▸ What the task asks
Include the line containing "import * as" and all lines before it, repeated exactly from the listing below, without pictures.

▸ Provided data

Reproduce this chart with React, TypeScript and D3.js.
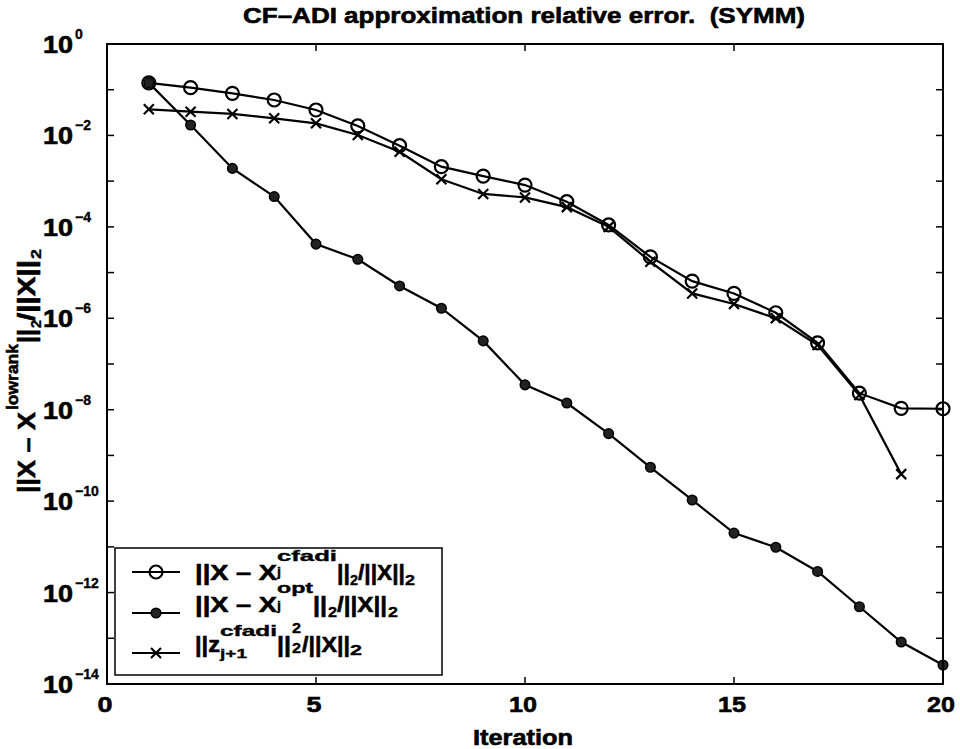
import React from "react";
import * as d3 from "d3";

// iteration numbers
const iters = [1, 2, 3, 4, 5, 6, 7, 8, 9, 10, 11, 12, 13, 14, 15, 16, 17, 18, 19, 20];
const zIters = [1, 2, 3, 4, 5, 6, 7, 8, 9, 10, 11, 12, 13, 14, 15, 16, 17, 18, 19];

// ||X - X_j^cfadi||_2 / ||X||_2  (open circles)
const cfadiErr = [
  0.141, 0.111, 0.0832, 0.0596, 0.036, 0.0161, 0.00596, 0.00207, 0.00129, 8.2e-4,
  3.55e-4, 1.1e-4, 2.2e-5, 6.5e-6, 3.5e-6, 1.32e-6, 2.9e-7, 2.3e-8, 1.07e-8, 1.05e-8,
];
// ||X - X_j^opt||_2 / ||X||_2  (filled dots)
const optErr = [
  0.141, 0.0169, 1.9e-3, 4.6e-4, 4.2e-5, 1.95e-5, 5.1e-6, 1.66e-6, 3.2e-7, 3.5e-8,
  1.4e-8, 3.0e-9, 5.5e-10, 1.06e-10, 2.0e-11, 9.8e-12, 2.9e-12, 4.9e-13, 8.3e-14, 2.6e-14,
];
// ||z_{j+1}^cfadi||_2^2 / ||X||_2  (crosses)
const zNorm = [
  0.0372, 0.0331, 0.0295, 0.0237, 0.0184, 0.0102, 0.0044, 1.1e-3, 5.25e-4, 4.4e-4,
  2.7e-4, 1.0e-4, 1.73e-5, 3.5e-6, 2.05e-6, 1.0e-6, 2.6e-7, 2.1e-8, 3.9e-10,
];

const xTicks = [0, 5, 10, 15, 20];
const yDecades = [0, -1, -2, -3, -4, -5, -6, -7, -8, -9, -10, -11, -12, -13, -14];
const yLabelExps = [0, -2, -4, -6, -8, -10, -12, -14];

const FONT = "'Liberation Sans', Arial, Helvetica, sans-serif";

const left = 107;
const right = 943;
const top = 44;
const bottom = 684;

const x = d3.scaleLinear().domain([0, 20]).range([left, right]);
const y = d3.scaleLog().domain([1, 1e-14]).range([top, bottom]);

const line = d3
  .line<[number, number]>()
  .x((d) => x(d[0]))
  .y((d) => y(d[1]));

// bold text squeezed/stretched to the measured width
const T = ({ x, y, len, size = 22, anchor = "start", children }: any) => (
  <text
    x={x}
    y={y}
    fontSize={size}
    fontWeight="bold"
    fontFamily={FONT}
    textAnchor={anchor}
    textLength={len}
    lengthAdjust="spacingAndGlyphs"
    fill="#000"
    stroke="#000"
    strokeWidth={size > 16 ? 0.6 : 0.35}
  >
    {children}
  </text>
);

const Circle = ({ cx, cy }: any) => (
  <circle cx={cx} cy={cy} r={6.5} fill="none" stroke="#000" strokeWidth={2.2} />
);
const Dot = ({ cx, cy }: any) => (
  <circle cx={cx} cy={cy} r={4.8} fill="#222" stroke="#000" strokeWidth={1.5} />
);
const Cross = ({ cx, cy }: any) => (
  <path
    d={`M${cx - 5},${cy - 5}L${cx + 5},${cy + 5}M${cx - 5},${cy + 5}L${cx + 5},${cy - 5}`}
    stroke="#000"
    strokeWidth={2.2}
  />
);

const App = () => {
  const cfadiPts = iters.map((it, i) => [it, cfadiErr[i]] as [number, number]);
  const optPts = iters.map((it, i) => [it, optErr[i]] as [number, number]);
  const zPts = zIters.map((it, i) => [it, zNorm[i]] as [number, number]);
  const tick = 7;

  return (
    <svg
      width={960}
      height={749}
      style={{ position: "absolute", left: 0, top: 0, background: "#fff" }}
    >
      <rect width={960} height={749} fill="#fff" />

      {/* title */}
      <T x={243} y={23} len={562} size={22}>
        {"CF–ADI approximation relative error.\u00a0\u00a0(SYMM)"}
      </T>

      {/* series lines */}
      <path d={line(cfadiPts) || ""} fill="none" stroke="#000" strokeWidth={2.2} />
      <path d={line(optPts) || ""} fill="none" stroke="#000" strokeWidth={2.2} />
      <path d={line(zPts) || ""} fill="none" stroke="#000" strokeWidth={2.2} />

      {/* markers */}
      {cfadiPts.map((d, i) => (
        <Circle key={"c" + i} cx={x(d[0])} cy={y(d[1])} />
      ))}
      {optPts.map((d, i) => (
        <Dot key={"o" + i} cx={x(d[0])} cy={y(d[1])} />
      ))}
      {zPts.map((d, i) => (
        <Cross key={"z" + i} cx={x(d[0])} cy={y(d[1])} />
      ))}

      {/* axes box and ticks */}
      <rect
        x={left}
        y={top}
        width={right - left}
        height={bottom - top}
        fill="none"
        stroke="#000"
        strokeWidth={2}
      />
      {xTicks.map((t) => (
        <g key={"xt" + t}>
          <line x1={x(t)} x2={x(t)} y1={bottom} y2={bottom - tick} stroke="#000" strokeWidth={1.5} />
          <line x1={x(t)} x2={x(t)} y1={top} y2={top + tick} stroke="#000" strokeWidth={1.5} />
          <T x={x(t) - 2} y={712} len={t < 10 ? 15 : 28} anchor="middle">
            {String(t)}
          </T>
        </g>
      ))}
      {yDecades.map((e) => (
        <g key={"yt" + e}>
          <line x1={left} x2={left + tick} y1={y(10 ** e)} y2={y(10 ** e)} stroke="#000" strokeWidth={1.5} />
          <line x1={right} x2={right - tick} y1={y(10 ** e)} y2={y(10 ** e)} stroke="#000" strokeWidth={1.5} />
        </g>
      ))}
      {yLabelExps.map((e) => (
        <g key={"yl" + e}>
          <T x={43} y={y(10 ** e) + 9} len={30} size={23}>
            10
          </T>
          <text
            x={75}
            y={y(10 ** e) - 5}
            fontSize={14}
            fontWeight="bold"
            fontFamily={FONT}
            stroke="#000"
            strokeWidth={0.35}
          >
            {e === 0 ? "0" : "−" + Math.abs(e)}
          </text>
        </g>
      ))}

      {/* x label */}
      <T x={523} y={745} len={100} size={22} anchor="middle">
        Iteration
      </T>

      {/* y label */}
      <g transform="translate(35,493) rotate(-90)">
        <T x={0} y={0} len={81} size={23}>
          ||X – X
        </T>
        <T x={83} y={-17} len={66} size={17}>
          lowrank
        </T>
        <T x={150} y={0} len={14} size={23}>
          ||
        </T>
        <T x={165} y={6} len={8} size={14}>
          2
        </T>
        <T x={172} y={0} len={61} size={23}>
          /||X||
        </T>
        <T x={234} y={6} len={10} size={14}>
          2
        </T>
      </g>

      {/* legend */}
      <rect x={115} y={548} width={327} height={127} fill="#fff" stroke="#000" strokeWidth={1.5} />
      <line x1={132} x2={180} y1={572} y2={572} stroke="#000" strokeWidth={2} />
      <Circle cx={156} cy={572} />
      <line x1={132} x2={180} y1={613} y2={613} stroke="#000" strokeWidth={2} />
      <Dot cx={156} cy={613} />
      <line x1={132} x2={180} y1={653} y2={653} stroke="#000" strokeWidth={2} />
      <Cross cx={156} cy={653} />

      {/* row 1 */}
      <T x={195} y={580} len={82}>||X – X</T>
      <T x={277} y={561} len={60} size={15}>cfadi</T>
      <T x={277} y={576} len={4} size={12}>j</T>
      <T x={337} y={580} len={13}>||</T>
      <T x={350} y={585} len={8} size={15}>2</T>
      <T x={358} y={580} len={47}>/||X||</T>
      <T x={405} y={585} len={10} size={15}>2</T>

      {/* row 2 */}
      <T x={195} y={612} len={82}>||X – X</T>
      <T x={277} y={593} len={36} size={14}>opt</T>
      <T x={277} y={610} len={4} size={12}>j</T>
      <T x={313} y={612} len={14}>||</T>
      <T x={328} y={617} len={9} size={15}>2</T>
      <T x={337} y={612} len={50}>/||X||</T>
      <T x={388} y={617} len={10} size={15}>2</T>

      {/* row 3 */}
      <T x={195} y={652} len={25}>||z</T>
      <T x={220} y={636} len={57} size={15}>cfadi</T>
      <T x={220} y={658} len={27} size={13}>j+1</T>
      <T x={277} y={652} len={14}>||</T>
      <T x={292} y={633} len={9} size={14}>2</T>
      <T x={292} y={653} len={9} size={14}>2</T>
      <T x={302} y={652} len={48}>/||X||</T>
      <T x={350} y={655} len={12} size={15}>2</T>
    </svg>
  );
};

export default App;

▸ Solution
Reproduce this chart with React, TypeScript and D3.js.
import React from "react";
import * as d3 from "d3";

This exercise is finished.